On pourrait continuer avec quatre récipients, etc. Mais visiblement, la situation se complique à chaque fois un peu plus. Nous allons maintenant présenter deux solutions au problème. La première est inspirée par les considérations précédentes : il s’agit de démontrer l’existence d’une position de départ adéquate par récurrence sur le nombre de récipients.

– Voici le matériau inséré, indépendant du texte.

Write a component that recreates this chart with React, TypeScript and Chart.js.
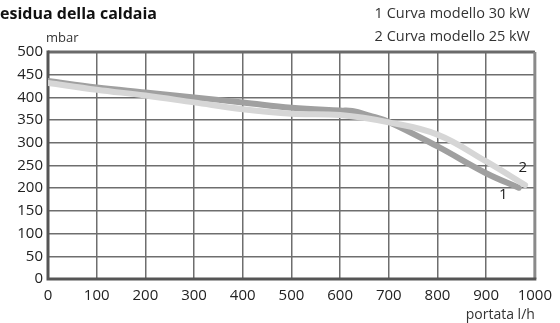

  • Le résultat est vrai lorsqu’il n’y a qu’un récipient, comme nous l’avons déjà vu.
  • Supposons donc le résultat vrai pour n récipients, et soit une situation dans laquelle le litre d’essence est divisé en n+1 réserves.
    Nous allons voir que l’on peut se ramener à une situation avec seulement n récipients. Par le même raisonnement que précédemment (cas n=2 ou 3), il existe un réservoir X tel que q(X) soit supérieur ou égal à d(X). Nous allons voir que le problème est le même si l’on ajoute à un tel réservoir, à l’endroit où il est, le contenu du réservoir suivant.
    En effet, soit A un tel réservoir et B le réservoir suivant. Si l’on arrive au point A, on arrive nécessairement jusqu’à B puisqu’il y a en A une quantité d’essence suffisante pour ce faire. Et, en arrivant en B, on a dépensé la quantité d’essence d(A) depuis le point A. Si q désigne la quantité d’essence dont on dispose en arrivant en A, on a en B la quantité

q + q(A) – d(A)

quantité à laquelle on doit ajouter la quantité q(B) que l’on récupère en B. C’est-à-dire que l’on a en repartant de B la quantité

q + q(A) – d(A) + q(B)

On trouve la même chose s’il y a une quantité q(A) + q(B) au point A, et rien au point B. Comme de toutes façon il est impossible de partir d’un point strictement compris entre A et B (on partirait sinon avec le réservoir vide !), on peut regrouper nos deux réservoirs au point A et ça ne change pas le problème.

Comme par hypothèse de récurrence il y a une position de départ qui convient pour n récipients, il y en a aussi une pour notre situation à n+1 récipients.

  • On conclue par récurrence qu’il existe toujours une position de départ qui convient.